What has this storytelling based dynamic visualisation got to do with sustainability?

A couple of weeks ago we sat down to finalise our sustainability strategy document. It has seven sections (operations, communities, research, curriculum, communications, staff development, student participation). Each has formally written objectives, targets and responsibilities. I didn’t like the structure and argued for some time that this linear and compartmentalised model was wrong – all the interesting bits are in the interactions between these categories. So, we started to draw a diagram to explore this idea. After several false starts (venn diagrams, concentric circles, spokes) we settled on a web. We put the seven areas around the outside and then added linking lines between each one. We then worked to identify the nature of each relationship – in many cases there is more than one. In some cases, we couldn’t immediately find a relationship, and this became a driver for the strategy – perhaps this is a gap that needs addressing.

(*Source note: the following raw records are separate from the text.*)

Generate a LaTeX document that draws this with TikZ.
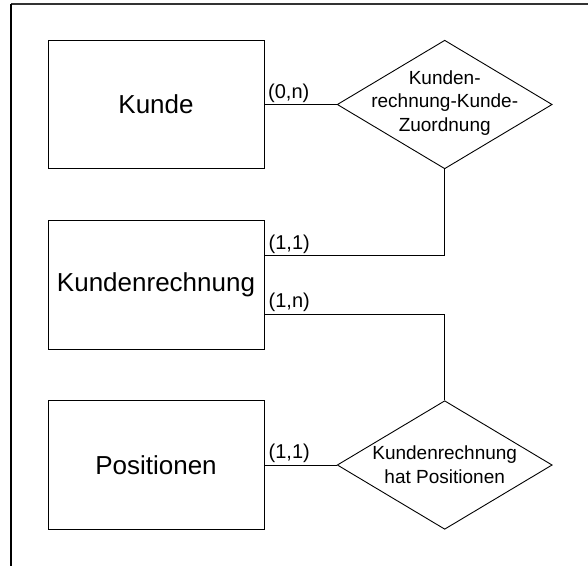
\documentclass[tikz,border=0pt]{standalone}
\usepackage{fontspec}
\setmainfont{Liberation Sans}
\usetikzlibrary{shapes.geometric}
\tikzset{
  entity/.style={draw, line width=1pt, minimum width=216pt, minimum height=128.6pt, inner sep=0pt, font=\fontsize{26}{30}\selectfont},
  relship/.style={draw, diamond, line width=0.9pt, minimum width=215pt, minimum height=128.6pt, inner sep=0pt},
  reltext/.style={align=center, inner sep=0pt, font=\fontsize{19}{23.7}\selectfont},
  card/.style={anchor=base west, inner sep=0pt, font=\fontsize{20}{24}\selectfont},
  conn/.style={line width=0.9pt},
  frame/.style={line width=1.3pt}
}
\begin{document}
\begin{tikzpicture}[x=1pt,y=-1pt]
\useasboundingbox (0,0) rectangle (588,566);
% frame
\coordinate (ftl) at (11,4);
\coordinate (ftr) at (588,4);
\coordinate (fbl) at (11,566);
\draw[frame, black!80] (ftl) -- (ftr);
\draw[frame] (ftl) -- (fbl);
% entities
\node[entity] (kunde) at (156,104.5) {Kunde};
\node[entity] (krech) at (156,285) {Kundenrechnung};
\node[entity] (pos) at (156,465) {Positionen};
% relationships
\node[relship] (r1) at (444.7,104.5) {};
\node[reltext] (r1t) at (444.7,103) {Kunden-\\rechnung-Kunde-\\Zuordnung};
\node[relship] (r2) at (444.7,465) {};
\node[reltext] (r2t) at (444.7,465) {Kundenrechnung\\hat Positionen};
% connectors
\coordinate (kr1) at (264,255);
\coordinate (kr2) at (264,314);
\draw[conn] (kunde.east) -- (r1.west);
\draw[conn] (r1.south) |- (kr1);
\draw[conn] (kr2) -| (r2.north);
\draw[conn] (pos.east) -- (r2.west);
% cardinalities
\node[card] (c1) at (268,98.7) {(0,n)};
\node[card] (c2) at (268.5,249.5) {(1,1)};
\node[card] (c3) at (268.5,307.5) {(1,n)};
\node[card] (c4) at (268.5,458.5) {(1,1)};
\end{tikzpicture}
\end{document}
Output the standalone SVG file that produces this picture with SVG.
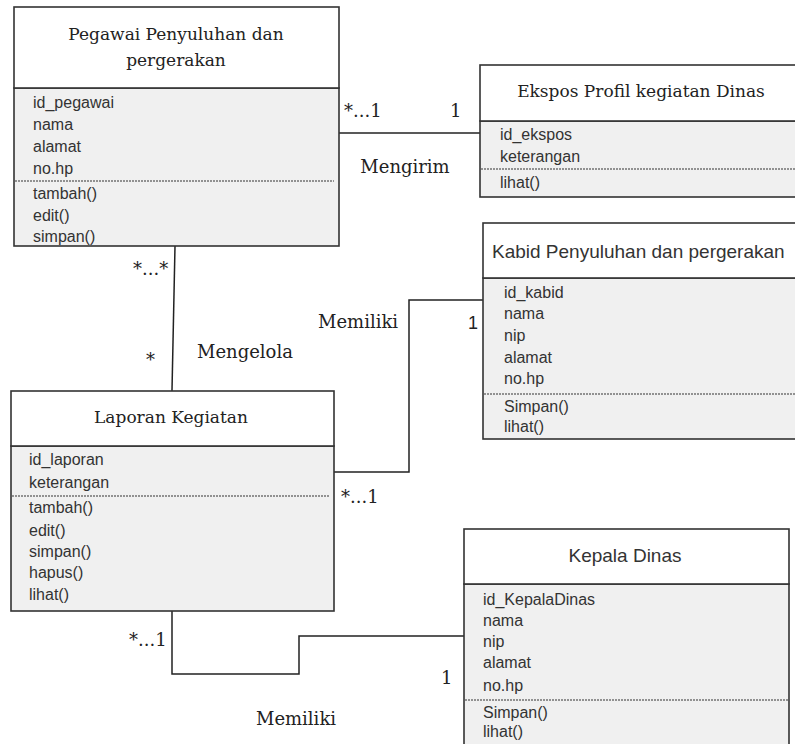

Towards the end of the meeting, we decided to move the student participation to the centre of the diagram (reflecting this as the essence of what we do).

Over lunchtime Paula and I converted the diagram to Visio, and printed them out in time for another meeting in the afternoon. These were largely discarded though – the model on the whiteboard was used extensively to structure that meeting. Perhaps the informality of the whiteboard better suggested a “work in progress” (and perhaps sustainability always should be).

sustainability_webdiagram.png

We now have the task of explaining our strategy to all staff. We think this diagram is key, but not in its present state – as a static model it is too impenetrable. So I’m going back to the dynamic visualizations and working out how we can tell our story, leveraging this diagram in a participatory, interactive, constructivist manner.